This one’s for you, Jules:
Beautiful people abound in Hawaii. They are everywhere. I honestly thought almost everyone there was worthy of a full-color poster.
I admit I was more than a little enamored with my companion and with the island itself. Perhaps my good feeling transposed itself onto everything and everyone around me. But, whatever the cause, I remember telling Michael how pretty everybody was. All the men and women there seemed to have perfectly chiseled features, light brown skin that glowed radiantly, dark piercing eyes and bodies that would not quit no how.
There were two rather notable butt ugly exceptions to my rule of thumb, and apparently, God thought it would be like really funny if I walked in on those two people engaged in a sex act. By the way, God, if you’re reading this, I gotta hand it to ya, that was a good one, man! I didn’t see it coming at all!
Here’s how it happened:
We were in Honolulu and we had just found a good parking spot on the street and got out of our rental car.
Of course, we don’t want to leave anything important in the car. Let’s see, we have our maps, the camera, our matching gilligan hats, money to blow on souvenirs. Everything seems to be in order.
“Honey, you have the keys, right?”
Hey, wait a minute. What’s that humming noise? Could it be…the engine? NO WAY! Yes, that’s it. The car is still running. Fuck fuck doublefuck.
The best laugh is that, under this extreme duress, I actually ventured to ask Michael who has OCD whether he was SURE his door was locked. Um. Yeah.
So, one idiotic question later, we’re still locked out of the rental car. We easily found a phone booth, and I dialed Avis’ emergency help line. It would seem that Avis’ Honolulu branch saves money by not hiring anyone to man the phones. I called them repeatedly with no luck.
So, we were stuck wandering about, searching for a phone-booth equipped with a telephone book so that we might find a locksmith to come and rescue our sorry asses. Now, while there are more than enough phone-booths in Honolulu, there seemed to be a definite shortage of booths with both a book and a functional telephone.
That’s when the bike shop on the corner beckoned to me. Due to what some might consider my questionable upbringing, I have no fear of motorcyclists. In the 70’s my Uncle Bobo used to hang out with some of the Hell’s Angels, and I got to meet a few of them on my grandmother’s front lawn.

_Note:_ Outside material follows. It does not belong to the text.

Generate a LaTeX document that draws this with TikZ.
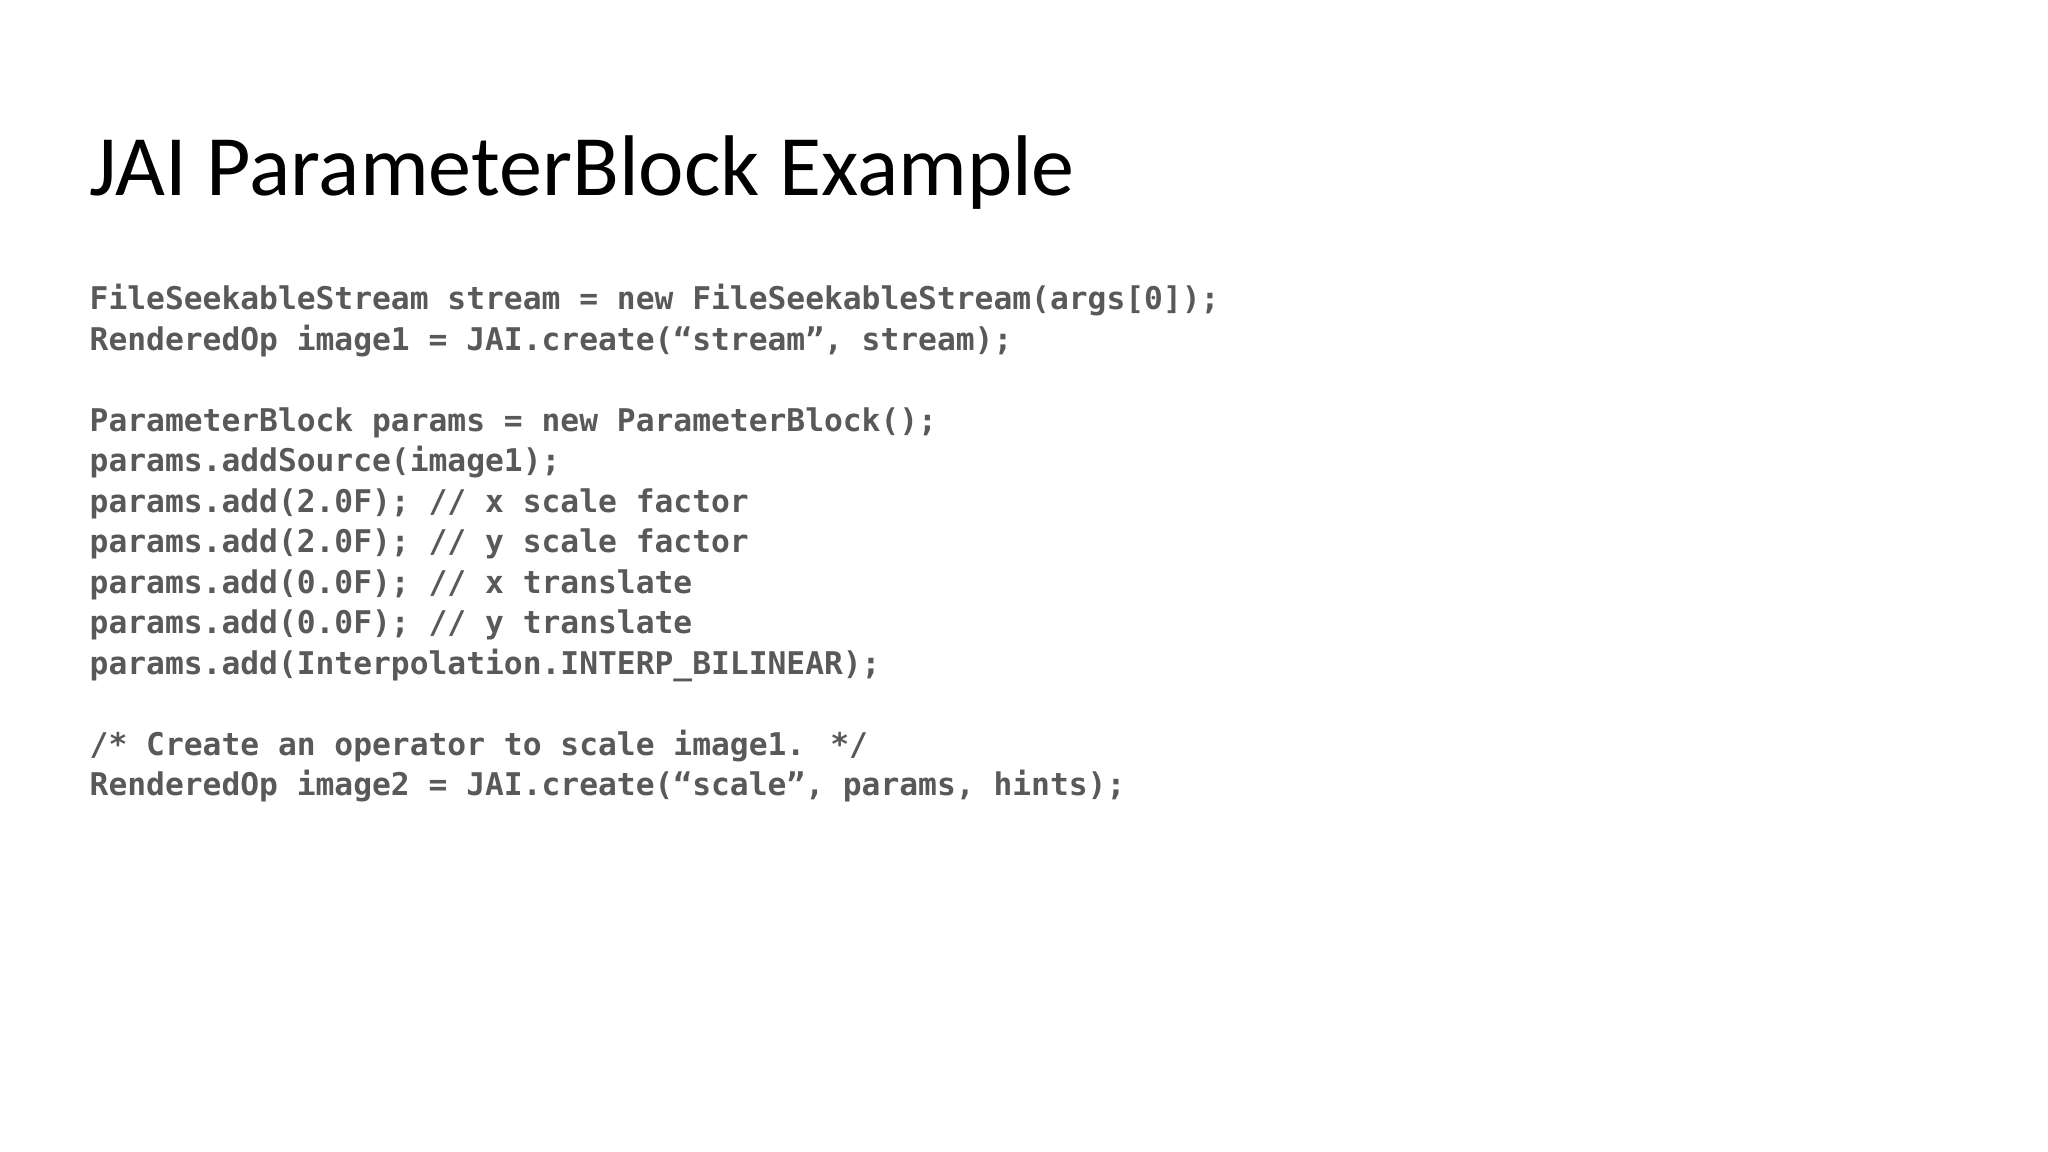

My favorite of these visitors was a kindly bearded guy with a formidable beer belly. He was a big fellow in every sense of the word and was ironically called “Shorty.” To my young Catholic mind he looked just like Jesus, if Jesus weighed more than 275 pounds and rode a Harley. Doubtless, people who have little or no appreciation for tattoos, piercings and excessive body hair promptly urinated themselves whenever they saw him coming. Yet, to me, he remained a big Jesussey teddy-bear.
But, I digress. Back to my story. As I said, the bike shop beckoned. I even entertained a fleeting hope that Shorty might be in there and we’d be reunited.
Well, if wishes were dragons, no one would ever have to ask for a light.
But, lo! Shorty was not there. In his place was a biker dude who had no Jesus beard. This man had only a mustache that seemed to want to wrap itself around his head. The mustache frightened me in its seeming inability to be tamed or groomed and above it were eyes that held no kindness for me. These eyes were not of the lamb of god. They held no love, no redemption. Only a warning that I should go away
A second later I noticed that there was a good reason for me to do just that. The reason took the shape of a girl who was busy at the biker’s waist. Her arms needed shaving and she was bobbing up and down, administering a perfunctory blow job to Mister Mustache. It seems I was intruding on their…their moment.
There was little passion here. In fact, I suspected later, after I’d had time to think on it, that the girl needed a bike part and this was Mustache’s payment for installing it. But, all I could think of at my moment of truth, standing in the doorway of the bike shop, was that I should not over stay my welcome.
So, how should I bow out gracefully given my situation? What should I say? Perhaps something stupid? Sure, why not.
Without further adieu and without any semblance of composure, I spat out what was foremost on my mind, “Do you have a phone I can use?”
I expected and got no response from either of them, only the continuing stony glare of Greasy Mustache Guy.
I took that as my cue to leave.
To make this long story a little shorter, I’ll just say it all worked out in the end. Soon after I left the bike shop, we found a locksmith. Fifty dollars later we were back to enjoying our vacation. Perhaps I even learned something from the experience, but I don’t even want to know what that might be.
So, God, if you’re still reading, just watch out. Someday I’m gonna get you back for that. Still though, it was a good one.